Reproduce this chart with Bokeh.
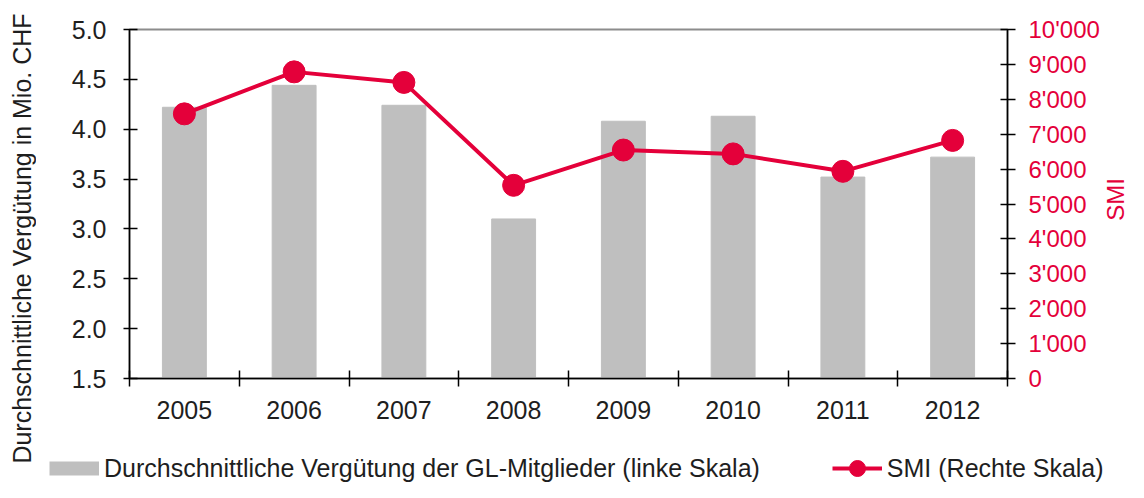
import math
from bokeh.plotting import figure
from bokeh.layouts import row, column
from bokeh.models import (Range1d, LinearAxis, FixedTicker, Legend, LegendItem,
                          NumeralTickFormatter, ColumnDataSource)
from bokeh.core.properties import value
from bokeh.embed import file_html
from bokeh.resources import INLINE

# ---- data ----
years = ["2005", "2006", "2007", "2008", "2009", "2010", "2011", "2012"]
verguetung = [4.22, 4.44, 4.24, 3.10, 4.08, 4.13, 3.52, 3.72]
smi = [7583, 8786, 8484, 5535, 6546, 6436, 5936, 6822]
left_ticks = [1.5, 2.0, 2.5, 3.0, 3.5, 4.0, 4.5, 5.0]
right_ticks = [0, 1000, 2000, 3000, 4000, 5000, 6000, 7000, 8000, 9000, 10000]
right_tick_labels = ["0", "1'000", "2'000", "3'000", "4'000", "5'000",
                     "6'000", "7'000", "8'000", "9'000", "10'000"]
left_title = "Durchschnittliche Vergütung in Mio. CHF"
right_title = "SMI"
legend_labels = ["Durchschnittliche Vergütung der GL-Mitglieder (linke Skala)",
                 "SMI (Rechte Skala)"]

RED = "#E4003A"
GRAY = "#BFBFBF"
TXT = "#1E1E1E"
FONT = "Liberation Sans"
FS = "25px"

H = 482
TITLE_W = 36
SMI_W = 26
MAIN_W = 1128 - TITLE_W - SMI_W
MAIN_H = 442
LEG_H = H - MAIN_H


def strip(width, height, xr=None, yr=None):
    f = figure(width=width, height=height, output_backend="svg", toolbar_location=None,
               x_range=xr or Range1d(0, width), y_range=yr or Range1d(0, height), min_border=0)
    f.axis.visible = False
    f.grid.visible = False
    f.outline_line_color = None
    f.background_fill_color = "white"
    f.border_fill_color = "white"
    return f


xc = [i + 0.5 for i in range(len(years))]
src = ColumnDataSource(dict(x=xc, v=verguetung, s=smi, b=[left_ticks[0]] * len(years)))

# ---------------- main chart ----------------
p = figure(width=MAIN_W, height=MAIN_H, output_backend="svg", toolbar_location=None,
           x_range=Range1d(0, len(years)), y_range=Range1d(left_ticks[0], left_ticks[-1]),
           min_border_left=93, min_border_right=93, min_border_top=29, min_border_bottom=64,
           background_fill_color="white", border_fill_color="white")
p.extra_y_ranges = {"smi": Range1d(right_ticks[0], right_ticks[-1])}
p.grid.visible = False
p.outline_line_color = "#8c8c8c"
p.outline_line_width = 2

p.vbar(x="x", top="v", bottom="b", width=0.4, source=src,
       fill_color=GRAY, line_color=GRAY)
p.line(x="x", y="s", source=src, y_range_name="smi", line_color=RED, line_width=4)
p.scatter(x="x", y="s", source=src, y_range_name="smi", size=22,
          fill_color=RED, line_color=RED)

xa = p.xaxis[0]
xa.ticker = FixedTicker(ticks=xc, minor_ticks=list(range(len(years) + 1)))
xa.major_label_overrides = {c: y for c, y in zip(xc, years)}
xa.major_tick_in = 0
xa.major_tick_out = 0
xa.minor_tick_in = 8
xa.minor_tick_out = 8
xa.minor_tick_line_color = "black"
xa.minor_tick_line_width = 1.5
xa.axis_line_color = "black"
xa.axis_line_width = 1.5
xa.major_label_text_font = FONT
xa.major_label_text_font_size = FS
xa.major_label_text_color = TXT
xa.major_label_standoff = 14

ya = p.yaxis[0]
ya.ticker = FixedTicker(ticks=left_ticks)
ya.formatter = NumeralTickFormatter(format="0.0")
ya.major_tick_in = 8
ya.major_tick_out = 6
ya.major_tick_line_color = "black"
ya.major_tick_line_width = 1.5
ya.minor_tick_line_color = None
ya.axis_line_color = "black"
ya.axis_line_width = 1.5
ya.major_label_text_font = FONT
ya.major_label_text_font_size = FS
ya.major_label_text_color = TXT
ya.major_label_standoff = 17

ra = LinearAxis(y_range_name="smi", ticker=FixedTicker(ticks=right_ticks))
ra.major_label_overrides = {t: l for t, l in zip(right_ticks, right_tick_labels)}
ra.major_tick_in = 7
ra.major_tick_out = 8
ra.major_tick_line_color = "black"
ra.major_tick_line_width = 1.5
ra.minor_tick_line_color = None
ra.axis_line_color = "black"
ra.axis_line_width = 1.5
ra.major_label_text_font = FONT
ra.major_label_text_font_size = "24px"
ra.major_label_text_color = RED
ra.major_label_standoff = 13
p.add_layout(ra, "right")

# ---------------- axis title strips ----------------
t = strip(TITLE_W, H)
t.text(x=[21], y=[H - 238], text=[left_title], angle=math.pi / 2,
       text_align="center", text_baseline="middle",
       text_font=value(FONT), text_font_size=FS, text_color=TXT)

t2 = strip(SMI_W, MAIN_H)
t2.text(x=[13], y=[MAIN_H - 199], text=[right_title], angle=math.pi / 2,
        text_align="center", text_baseline="middle",
        text_font=value(FONT), text_font_size="24px", text_color=RED)

# ---------------- legend strip ----------------
# same series drawn again, but the strip's view window shows none of them;
# they only provide the legend swatches
lf = strip(MAIN_W + SMI_W, LEG_H, xr=Range1d(100, 101), yr=Range1d(100, 101))
sw = lf.line(x="x", y="v", source=src, line_color=GRAY, line_width=14)
l2 = lf.line(x="x", y="s", source=src, line_color=RED, line_width=4)
d2 = lf.scatter(x="x", y="s", source=src, size=22, fill_color=RED, line_color=RED)
lg = Legend(items=[LegendItem(label=legend_labels[0], renderers=[sw]),
                   LegendItem(label=legend_labels[1], renderers=[l2, d2])],
            location=(13, -6), orientation="horizontal", click_policy="none")
lg.border_line_color = None
lg.background_fill_alpha = 0
lg.padding = 0
lg.margin = 0
lg.spacing = 72
lg.glyph_width = 50
lg.glyph_height = 40
lg.label_standoff = 5
lg.label_text_font = FONT
lg.label_text_font_size = FS
lg.label_text_color = TXT
lf.add_layout(lg, "center")

layout = row(t, column(row(column(p), column(t2)), lf))
open("out.html", "w").write(file_html(layout, INLINE))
══════════════════════════════
EXERCISE:
In the data above, please extract the lines from the first one through the line with "from bokeh.resources import INLINE", exactly, and keep pictures out.

SOLUTION:
Reproduce this chart with Bokeh.
import math
from bokeh.plotting import figure
from bokeh.layouts import row, column
from bokeh.models import (Range1d, LinearAxis, FixedTicker, Legend, LegendItem,
                          NumeralTickFormatter, ColumnDataSource)
from bokeh.core.properties import value
from bokeh.embed import file_html
from bokeh.resources import INLINE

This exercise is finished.